Mental illness doesn’t lead to homicide.
People who commit murder do so because they want to hurt another human being. Some people who commit murder have a mental illness. A great many more do not. In the USA, a possible plea in a criminal trial is “Not Guilty by Reason of Insanity”. If most violent criminals are mentally ill, you’d think that defense would come up all the time. If there was any chance whatsoever of being able to claim a mental illness and avoid jail, people would take it.

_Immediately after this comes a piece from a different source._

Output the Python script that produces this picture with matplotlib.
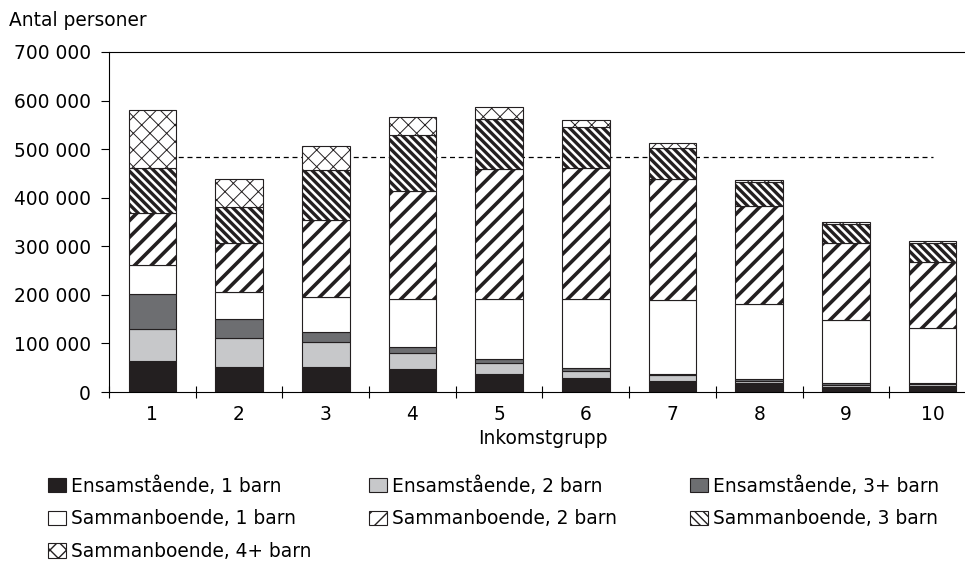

Just 0.85 percent of defendants in the USA claim they are “Not Guilty by Reason of Insanity”. Seventy percent of those later withdraw that plea when experts declare them to be legally sane. Think about how many people that is, committing crimes while in full possession of their reason and retaining the capacity to stop themselves if they wanted to. Well over 99 out of 100.
Our media needs to stop depicting the experience of a person with mental illness as violent and uncontrollable. Most people with mental illness are going about their lives every day, mixing peacefully with the rest of the community. You can’t tell the lady at the supermarket is bipolar. You don’t know that your barista is schizophrenic. You may even have no idea that a good friend is suffering from depression. People with mental illnesses are just like everybody else, but with the added struggle of trying to get by when sometimes our own brain seems like the enemy.
And on top of that, we have to constantly listen to people who equate our conditions with violence, as though we too are only one missed dosage away from killing somebody.
Have you ever had one of those really unpleasant colds? Where you can’t breathe properly through the mucus and your head feels all stuffy? Your everything hurts and it’s all so frustrating that you become short tempered and you get irritated about everything. If you murdered someone during that cranky, painful time, would you blame the cold? “I just couldn’t help myself? I was so short tempered because of the cold I had.”
It would be a ridiculous claim. If it were the cold that made you do it, everyone with a cold would be so irritable they murdered people, and that is obviously not the case. Having a cold didn’t make you forget that murdering others is wrong. Having a cold didn’t render you incapable of connecting actions to consequences. Anyone who suggested it does would have a gross misconception about what the common cold is.
And that’s how you sound to me when you suggest someone’s mental illness is the reason they killed someone else.
Some people want to harm other people and if they want to do it enough, they will. But I am pretty tired of hearing “he was schizophrenic” or “she suffered from extreme depression” like that explains it. That doesn’t explain it at all. All it does is imply that mental illness is the same as violent.
* I am choosing not to use the name of the co-pilot in question, because mass murderers are often motivated by a desire for fame and people to remember their name. Better to remember the names of victims than (ALLEGED) perpetrators.